Protein engineering of P450 enzymes for sustainable synthesis.

Vlada B. Urlacher

Heinrich Heine University Düsseldorf, Germany. vlada.urlacher@hhu.de

The sustainable synthesis of high-value compounds depends on the development of efficient catalysts, including enzymes. Cytochrome P450 monooxygenases show remarkable selectivity and activity toward their native substrates, making them a promising catalyst. However, extending their use to non-natural reactions or non-physiological substrates is challenging, especially when precise regio- and stereoselective oxidation of complex molecules containing multiple chemically equivalent hydroxylation sites is required.

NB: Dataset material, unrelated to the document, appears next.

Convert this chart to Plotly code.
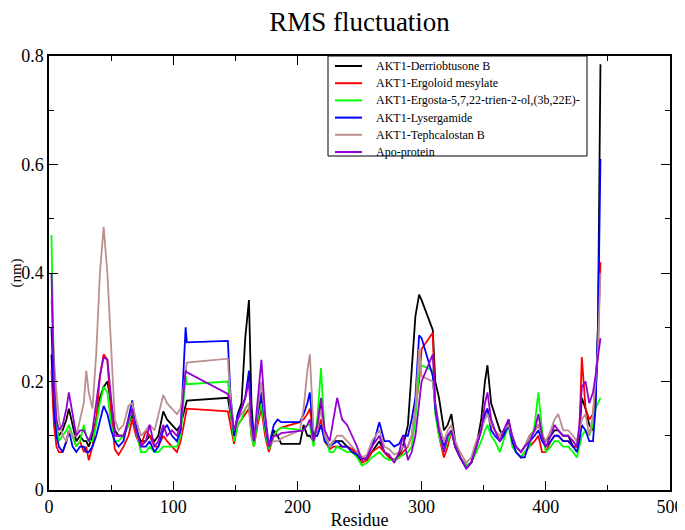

Over the past two decades, protein engineering has evolved from directed evolution to more sophisticated strategies. In particular, recent developments in computer-assisted design and AI-driven approaches have proven to be invaluable for tailoring cytochrome P450 properties. For instance, we used Hamiltonian Replica Exchange Molecular Dynamics (H-REMD) to analyze substrate binding poses in P450 BM3 mutants.1 This analysis revealed positions in the active site that stabilized productive substrate orientations while destabilizing unproductive ones. These findings led to the development of highly regioselective enzyme variants.

Although site-specific mutagenesis can improve enzyme selectivity, it often results in reduced activity or stability or insufficient protein expression. To address this trade-off, we employed the PROSS algorithm, which predicts stabilizing mutations without compromising enzyme selectivity.2 When applied to CYP107Z mutants, PROSS-based modifications significantly increased soluble protein expression, achieving a six-fold increase over the parental variant, while maintaining activity and selectivity.

Additionally, P450-catalyzed reactions suffer from other limitations, including the lack of identified or compatible redox partner proteins, an imbalanced ratio of P450 enzymes to their redox partners and low substrate solubility in water. These aspects will also be discussed in the talk.

1. Petrović D. et al. J. Chem. Inf. Model. 2018, 58, 848-858.

2. Goldenzweig, A. et al. Mol. Cell. 2016, 63, 337-346.